Having arrived at the hotel in the dark, and following a hearty English breakfast next morning, we set off on foot to explore the surroundings. It looked as if it would be a beautiful late November day once the mist had lifted her veil
Horsley Towers is a large Gothic mansion designed by Sir Charles Barry in the early 1820s. Barry eventually went on to design the Palace of Westminster 20 years later.
The house was built for William Currie, a distiller and banker to replace an earlier building. Currie wanted the house loosely designed in the style of a Bavarian castle complete with turrets and towers. After Currie's death in 1829 the property was then acquired by the lst Earl of Lovelace who was married to Ada, the daughter of Lord Byron, the romantic poet.
Ada was a distinguished mathematician who worked with Charles Babbage on an early mechanical general purpose computer, the Analytical Engine. Her notes on the engine include what is recognised as the first algorithm intended to be carried out by a machine. Due to this, she is often described as the world's first computer programmer.
Is this a Folly, a Dovecote or an Ice House?
After having had several distinguished owners the house became a girls' school in the 1920s owned and run by a Miss Isaacson and Miss Maule (a rather forbidding name for a teacher).
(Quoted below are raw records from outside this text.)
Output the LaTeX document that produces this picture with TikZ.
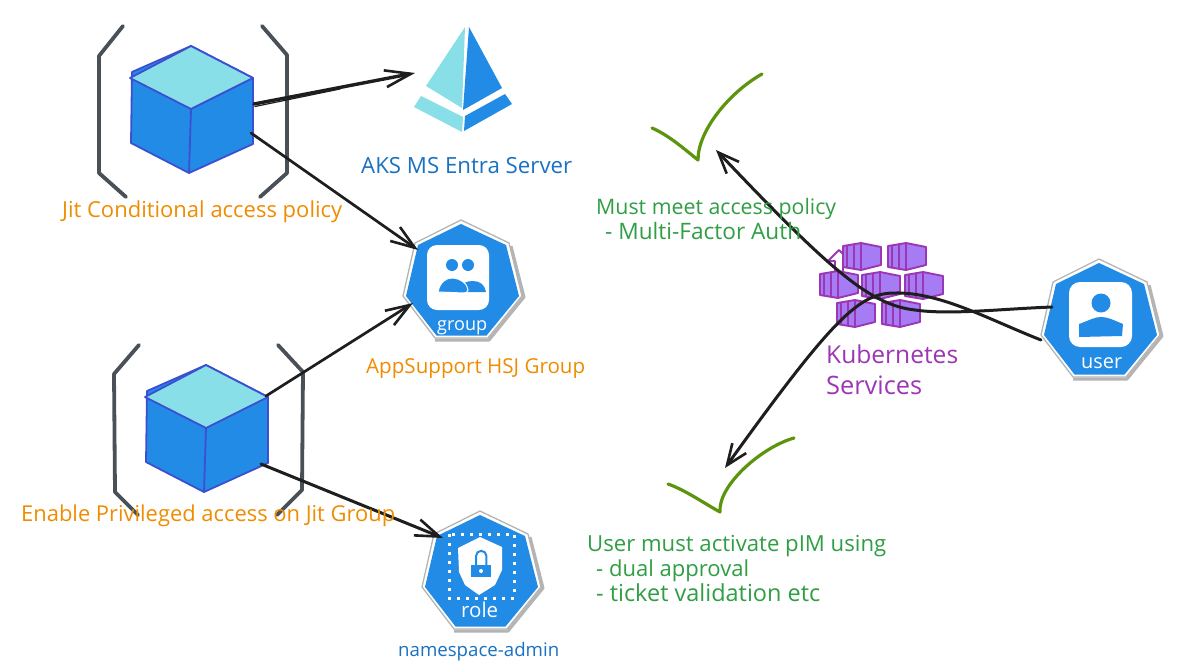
\documentclass[tikz,border=0pt]{standalone}
\usepackage{fontspec}
\usepackage{graphicx}
\setmainfont{Open Sans}
\usetikzlibrary{arrows.meta,calc}
\definecolor{azure}{HTML}{228BE6}
\definecolor{aqua}{HTML}{88DFE8}
\definecolor{edgeblue}{HTML}{3B4FD0}
\definecolor{brack}{HTML}{495057}
\definecolor{ltorange}{HTML}{F08C00}
\definecolor{ltblue}{HTML}{1971C2}
\definecolor{ltgreen}{HTML}{2F9E44}
\definecolor{tick}{HTML}{5C940D}
\definecolor{ltpurple}{HTML}{9C36B5}
\definecolor{boxfill}{HTML}{A67CF5}
\definecolor{ink}{HTML}{1E1E1E}
\definecolor{badgegray}{HTML}{B4B4B4}
\newcommand{\fit}[2]{\resizebox{#1pt}{!}{\strut #2}}
\tikzset{
  lbl/.style={inner sep=0pt,anchor=west},
  bracketline/.style={draw=brack,line width=3.8pt,line join=round,line cap=round},
  tickline/.style={draw=tick,line width=3.2pt,line cap=round,line join=round},
  linkline/.style={draw=ink,line width=2.7pt,line cap=round},
  barb/.style={-{Straight Barb[length=#1,width=17pt,line width=2.6pt]}},
  cubeedge/.style={draw=edgeblue,line width=1.8pt,line join=round},
  slat/.style={draw=ltpurple,line width=1.9pt,line join=round},
}
% heptagon badge; #1,#2 = top vertex
\newcommand{\badge}[2]{%
  \begin{scope}[shift={(#1,#2)}]
    \draw[draw=badgegray,line width=3pt,line join=round] (50,26) -- (63,77) -- (28,120) -- (-26,120);
    \draw[draw=badgegray,line width=1.3pt,line join=round,fill=white]
      (0,0) -- (48,23) -- (61,76) -- (27,118) -- (-26,118) -- (-58,76) -- (-46,23) -- cycle;
    \fill[azure] (0,4) -- (45,25) -- (58,76) -- (25.5,115.5) -- (-24.5,115.5) -- (-55,76) -- (-43,25) -- cycle;
  \end{scope}}
% isometric cube
\newcommand{\cube}[2]{%
  \begin{scope}[shift={(#1,#2)}]
    \fill[azure,cubeedge] (-59,26) -- (0,0) -- (62,32) -- (62,98) -- (-2,127) -- (-60,97) -- cycle;
    \fill[aqua,cubeedge] (0,0) -- (62,32) -- (0,63) -- (-61,32) -- cycle;
    \draw[cubeedge] (0,63) -- (-2,127);
  \end{scope}}
% shipping container
\newcommand{\crate}[2]{%
  \begin{scope}[shift={(#1,#2)}]
    \fill[boxfill] (0,3) -- (18,0) -- (38,4) -- (38,22) -- (18,27) -- (0,24) -- cycle;
    \draw[slat] (0,3) -- (18,0) -- (38,4) -- (38,22) -- (18,27) -- (0,24) -- cycle;
    \draw[slat] (18,0) -- (18,27) (4,2.5) -- (4,24.5) (11,1.5) -- (11,25.5);
  \end{scope}}
\begin{document}
\begin{tikzpicture}[x=1pt,y=-1pt]
\useasboundingbox (0,0) rectangle (1184,672);
\fill[white] (0,0) rectangle (1184,672);

% brackets
\draw[bracketline] (123,26) -- (99,56) -- (99,173) -- (126,197);
\draw[bracketline] (262,26) -- (287,55) -- (287,173) -- (260,197);
\draw[bracketline] (139,345) -- (114,374) -- (115,492) -- (138,515);
\draw[bracketline] (278,345) -- (303,372) -- (302,490) -- (277,515);

% cubes
\cube{191}{46}
\cube{206}{365}

% Entra logo
\fill[aqua] (465,27) -- (426,86) -- (462,108) -- cycle;
\fill[azure] (469,27) -- (502,88) -- (463,110) -- cycle;
\fill[aqua] (421,96) -- (463,117) -- (462,132) -- (414,107) -- cycle;
\fill[azure] (505,94) -- (512,104) -- (464,131) -- (465,116) -- cycle;

% group badge
\badge{461}{220}
\fill[white,rounded corners=10pt] (427,245) rectangle (489,310);
\fill[azure] (452,265) circle (6);
\fill[azure] (468,265) circle (6);
\fill[azure] (464,292) -- (486,292) .. controls (485,285) and (480,281) .. (473,281) .. controls (467,281) and (463,283) .. (460,287) -- cycle;
\fill[azure,draw=white,line width=1pt] (438,292) .. controls (440,282) and (446,278) .. (452,278) .. controls (460,278) and (468,284) .. (468,290) .. controls (468,292) and (466,293) .. (464,293) -- cycle;
\node[lbl,white] (grouplabel) at (437,326) {\fit{50}{group}};

% role badge
\badge{480}{511}
\draw[white,line width=3pt,dash pattern=on 3pt off 6pt] (449,534) rectangle (514,598);
\fill[white] (480,537) -- (502,547) -- (502,570) -- (495,585) -- (479,595) -- (465,585) -- (459,572) -- (458,548) -- cycle;
\fill[azure] (471,565) rectangle (491,577);
\draw[azure,line width=2pt] (476,565) -- (476,556) arc[start angle=180,end angle=360,radius=5.2] -- (486.4,565);
\fill[white] (481,571) circle (2);
\node[lbl,white] (rolelabel) at (461,613) {\fit{37}{role}};

% user badge
\badge{1099}{259}
\fill[white,rounded corners=11pt] (1069,282) rectangle (1132,347);
\fill[azure] (1101,303) circle (9.5);
\fill[azure] (1079,337) -- (1079,324) .. controls (1090,320) and (1095,317) .. (1101,317) .. controls (1108,317) and (1113,320) .. (1123,324) -- (1122,336) -- cycle;
\node[lbl,white] (userlabel) at (1081,364) {\fit{41}{user}};

% kubernetes service icon
\draw[slat,fill=white] (839,250) -- (828,261) -- (835,261) -- (835,272) -- (843,272) -- (843,261) -- (850,261) -- cycle;
\crate{843}{243}
\crate{888}{243}
\crate{820}{271}
\crate{862}{272}
\crate{905}{272}
\crate{837}{300}
\crate{882}{300}

% named ends
\coordinate (cubeAa) at (254,104);
\coordinate (cubeAb) at (251,133);
\coordinate (cubeBa) at (266,396);
\coordinate (cubeBb) at (261,464);
\coordinate (entra) at (415,73);
\coordinate (groupA) at (418,250);
\coordinate (groupB) at (413,303);
\coordinate (role) at (443,538);
\coordinate (userA) at (1052,307);
\coordinate (userB) at (1041,340);
\coordinate (tickAend) at (716,150);
\coordinate (tickBend) at (725,468);

% connectors
\draw[linkline,line width=3.4pt,barb=26pt] (cubeAa) -- (entra);
\draw[linkline,line width=1.2pt] ($(cubeAa)+(1,2.5)$) -- (340,89);
\draw[linkline,barb=24pt] (cubeAb) -- (groupA);
\draw[linkline,barb=24pt] (cubeBa) -- (groupB);
\draw[linkline,line width=3pt,barb=24pt] (cubeBb) -- (role);
\draw[linkline,line width=3pt,barb=21pt] (userA) .. controls (1000,309) and (950,315) .. (915,310) .. controls (870,305) and (830,270) .. (tickAend);
\draw[linkline,line width=3pt,barb=21pt] (userB) .. controls (990,320) and (940,292) .. (895,293) .. controls (860,293) and (835,315) .. (tickBend);

% check marks
\draw[tickline] (652,128) .. controls (668,135) and (682,147) .. (698,160) .. controls (698,130) and (730,92) .. (762,74);
\draw[tickline] (668,484) .. controls (685,490) and (702,502) .. (720,512) .. controls (718,485) and (762,447) .. (794,438);

% labels
\node[lbl,text=ltorange] (jit) at (62,212) {\fit{280}{Jit Conditional access policy}};
\node[lbl,text=ltblue] (entraname) at (361,168) {\fit{211}{AKS MS Entra Server}};
\node[lbl,text=ltorange] (hsj) at (366,369) {\fit{219}{AppSupport HSJ Group}};
\node[lbl,text=ltorange] (priv) at (21,516) {\fit{374}{Enable Privileged access on Jit Group}};
\node[lbl,text=ltblue] (ns) at (398,652) {\fit{161}{namespace-admin}};
\node[lbl,text=ltgreen] (mustA) at (596,209) {\fit{240}{Must meet access policy}};
\node[lbl,text=ltgreen] (mustB) at (605,234) {\fit{196}{- Multi-Factor Auth}};
\node[lbl,text=ltgreen] (pimA) at (587,546) {\fit{299}{User must activate pIM using}};
\node[lbl,text=ltgreen] (pimB) at (596,571) {\fit{153}{- dual approval}};
\node[lbl,text=ltgreen] (pimC) at (596,596) {\fit{224}{- ticket validation etc}};
\node[lbl,text=ltpurple] (kubeA) at (826,358) {\fit{132}{Kubernetes}};
\node[lbl,text=ltpurple] (kubeB) at (826,388) {\fit{96}{Services}};
\end{tikzpicture}
\end{document}
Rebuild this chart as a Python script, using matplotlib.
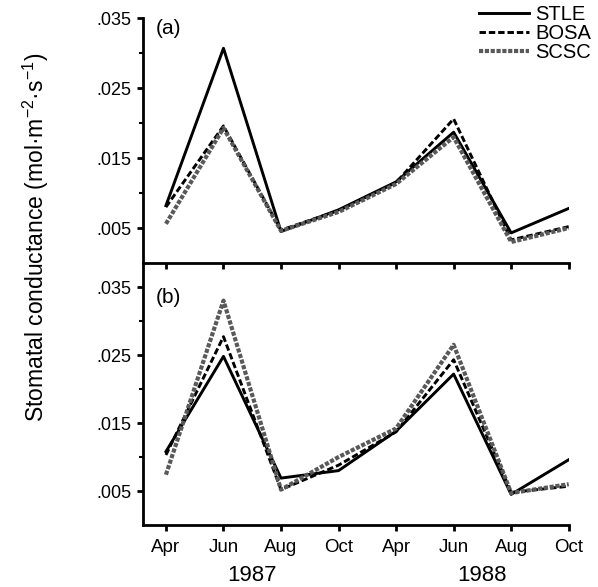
import matplotlib
matplotlib.use("Agg")
import matplotlib.pyplot as plt
import numpy as np
from matplotlib.ticker import FixedLocator
import matplotlib.transforms as mtransforms

plt.rcParams['font.family'] = ['Liberation Sans', 'DejaVu Sans']
plt.rcParams['mathtext.fontset'] = 'custom'
plt.rcParams['mathtext.rm'] = 'Liberation Sans'
plt.rcParams['mathtext.it'] = 'Liberation Sans'

months = ["Apr", "Jun", "Aug", "Oct", "Apr", "Jun", "Aug", "Oct"]
years = ["1987", "1988"]
series = ["STLE", "BOSA", "SCSC"]

# panel (a)
stle_a = [0.0082, 0.0307, 0.0045, 0.0076, 0.0116, 0.0187, 0.0043, 0.0078]
bosa_a = [0.0080, 0.0196, 0.0047, 0.0075, 0.0115, 0.0206, 0.0033, 0.0052]
scsc_a = [0.0056, 0.0193, 0.0046, 0.0073, 0.0113, 0.0180, 0.0030, 0.0050]

# panel (b)
stle_b = [0.0108, 0.0248, 0.0069, 0.0080, 0.0138, 0.0222, 0.0045, 0.0096]
bosa_b = [0.0103, 0.0277, 0.0052, 0.0088, 0.0137, 0.0243, 0.0048, 0.0057]
scsc_b = [0.0074, 0.0330, 0.0052, 0.0100, 0.0142, 0.0265, 0.0047, 0.0060]

styles = {
    "STLE": dict(color="black", lw=2.1, ls="-"),
    "BOSA": dict(color="black", lw=2.1, ls=(0, (2.2, 1.0))),
    "SCSC": dict(color="0.35", lw=3.0, ls=(0, (1.0, 0.4))),
}

fig = plt.figure(figsize=(5.98, 5.87), dpi=100)
ax_b = fig.add_axes([0.239, 0.1056, 0.712, 0.446])
ax_a = fig.add_axes([0.239, 0.552, 0.712, 0.417])
ax_b.patch.set_visible(False)
ax_a.patch.set_visible(False)

x = np.arange(len(months))
data = {ax_a: [stle_a, bosa_a, scsc_a], ax_b: [stle_b, bosa_b, scsc_b]}

for ax, vals in data.items():
    for name, v in zip(series, vals):
        ax.plot(x, v, label=name, **styles[name])
    ax.set_xlim(-0.4, 7.0)
    ax.yaxis.set_major_locator(FixedLocator([0.005, 0.015, 0.025, 0.035]))
    ax.yaxis.set_minor_locator(FixedLocator([0.010, 0.020, 0.030]))
    ax.yaxis.set_major_formatter(plt.FuncFormatter(lambda v, p: ("%.3f" % v)[1:]))
    ax.set_xticks(x)
    for s in ["top", "right"]:
        ax.spines[s].set_visible(False)
    for s in ["left", "bottom"]:
        ax.spines[s].set_linewidth(2.0)
    ax.tick_params(axis="both", which="major", direction="out", length=4, width=2)
    ax.tick_params(axis="y", which="major", labelsize=13, pad=4)
    ax.tick_params(axis="x", which="major", labelsize=13.5, pad=6)
    ax.tick_params(axis="y", which="minor", direction="out", length=3, width=1.5)

ax_a.set_ylim(0, 0.035)
ax_b.set_ylim(0, 0.0385)
ax_a.set_xticklabels([])
ax_b.set_xticklabels(months)

ax_a.text(-0.17, 0.0335, "(a)", fontsize=15, va="center")
ax_b.text(-0.17, 0.0335, "(b)", fontsize=15, va="center")

trans = mtransforms.blended_transform_factory(ax_b.transData, fig.transFigure)
ax_b.text(1.5, 0.019, years[0], transform=trans, ha="center", va="center", fontsize=16)
ax_b.text(5.5, 0.019, years[1], transform=trans, ha="center", va="center", fontsize=16)

fig.text(0.06, 0.595, "Stomatal conductance (mol·m$^{-2}$·s$^{-1}$)", rotation=90,
         ha="center", va="center", fontsize=16.5)

handles, labels = ax_a.get_legend_handles_labels()
fig.legend(handles, labels, loc="upper right", bbox_to_anchor=(1.005, 1.008), frameon=False,
           fontsize=14.5, handlelength=2.5, handletextpad=0.3, labelspacing=0.0,
           borderaxespad=0.1)

fig.savefig("out.png", dpi=100)
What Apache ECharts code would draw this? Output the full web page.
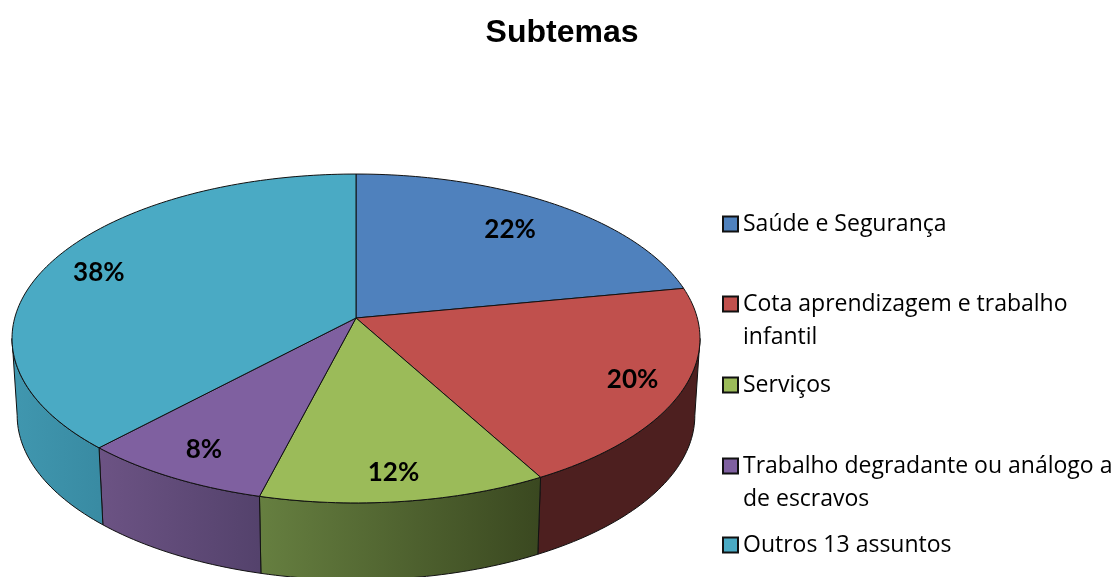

It stood empty for three years and was then turned into a conference and management centre.
Amazon local deals is one of the best things that I have discovered during 2014. The deals have taken us to many different and interesting locations. Here we enjoyed a delicious three course evening meal, a bottle of wine included, and a great breakfast in the morning. Through the 'deal' we enjoyed a 60% reduction off the normal price. I don't know whether other countries do these deals but they are well worth investigating. This is a personal opinion, I am not endorsing any products.
Travelling on over the 'Hog's Back' to our next port of call we caught glimpses of the Surrey landscape - the land of my husband's forefathers.